Combine the same ingredients that worked so brilliantly in The Producers, and you'll get similar results, right? Well, not exactly. Young Frankenstein, the musical based on the hit 1974 Mel Brooks film, doesn't pack the same emotional wallop as its predecessor, The Producers.
The reasons why YF fails to gel aren't immediately apparent. And the Broadway version, which opened in November 2007 and closed in January 2009, doesn't really give many clues. The designers and cast were all top-notch Broadway veterans. So why would this musical attract an incredible range of mixed reviews from "brilliant" to "awful?" And why did it fail to receive even one Tony Award?

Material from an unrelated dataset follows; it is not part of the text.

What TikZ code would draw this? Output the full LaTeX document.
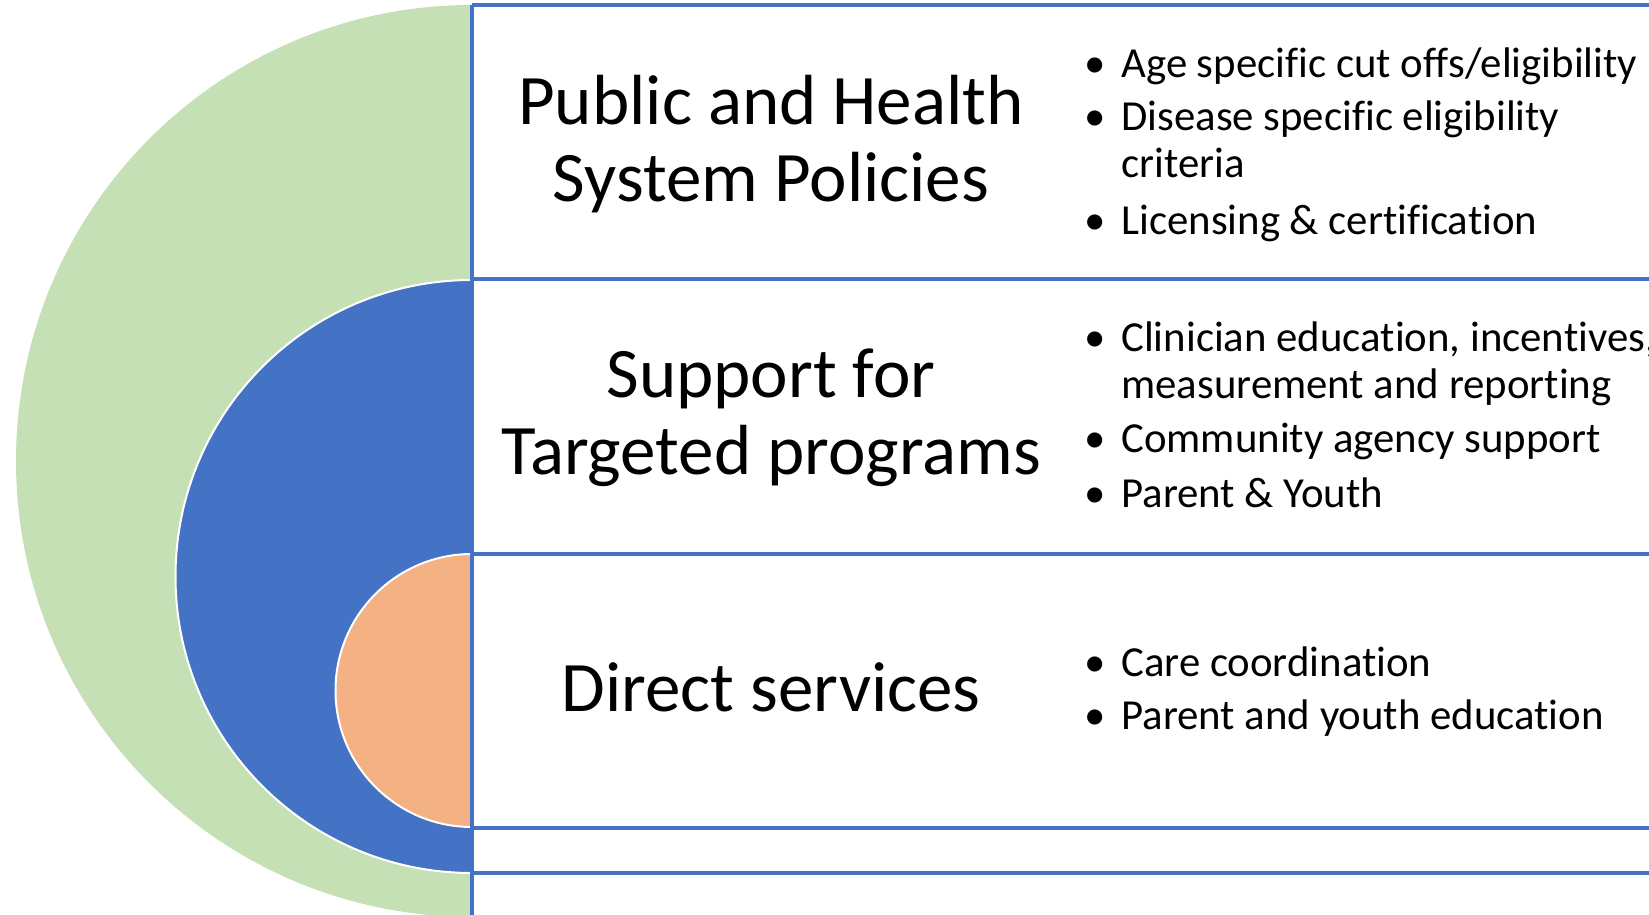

Questions aside, the national tour of YFhas broken free from its chains and is wandering across the United States. In Milwaukee's week-long run, Christopher Ryan stars as the movie's Gene Wilder character, a serious American scientist who "joins the family business" when an ancestor back from the grave encourages him to give it a try. Preston Truman Boyd is The Monster, Synthia Link is the coquettish lab assistant, Inga, Joanna Glushak is the indomitable Frau Blucher, and Cory English is the hunchback-like Igor (he played the same role on Broadway). Janine Devita is gratingly divine as the younger Frankenstein's fiancé, Elizabeth, and David Benoit delights as Transylvania's imperious, one-man security force, Inspector Kemp.
The timing for Young Frankenstein's appearance in Milwaukee could not have been more perfect the week after Halloween. The opening number, performed on a dark, rainy night that's interspersed with thunder, lightning and wolf howls, put the audience in a terrific mood to see the creepy events that followed. The large cast gives an impressively brisk and fresh-looking performance. Choreography by Susan Stroman is particularly stunning, and it's clear she had a hand in the special effects as well.
Some of the songs are outright clunkers. But a few are impressively crafted, such as the funny "Roll in the Hay," the deadpan "He Vas My Boyfriend" (sung by Frau Blucher) and the upbeat production number, "Transylvania Mania." The show's highlight is a recreation of Irving Berlin's "Puttin' on the Ritz," which builds and builds to a glorious climax (no, not that kind of climax although Mel Brooks would certainly view it that way). It seems as though every member of this large cast dons top-hat and tails by the time the song ends.
Low-brow humor and sexual sight gags abound perhaps too much. But Mel Brooks stays true to the movie's plot and the type of goofy, cornball and unique humor for which he has become famous.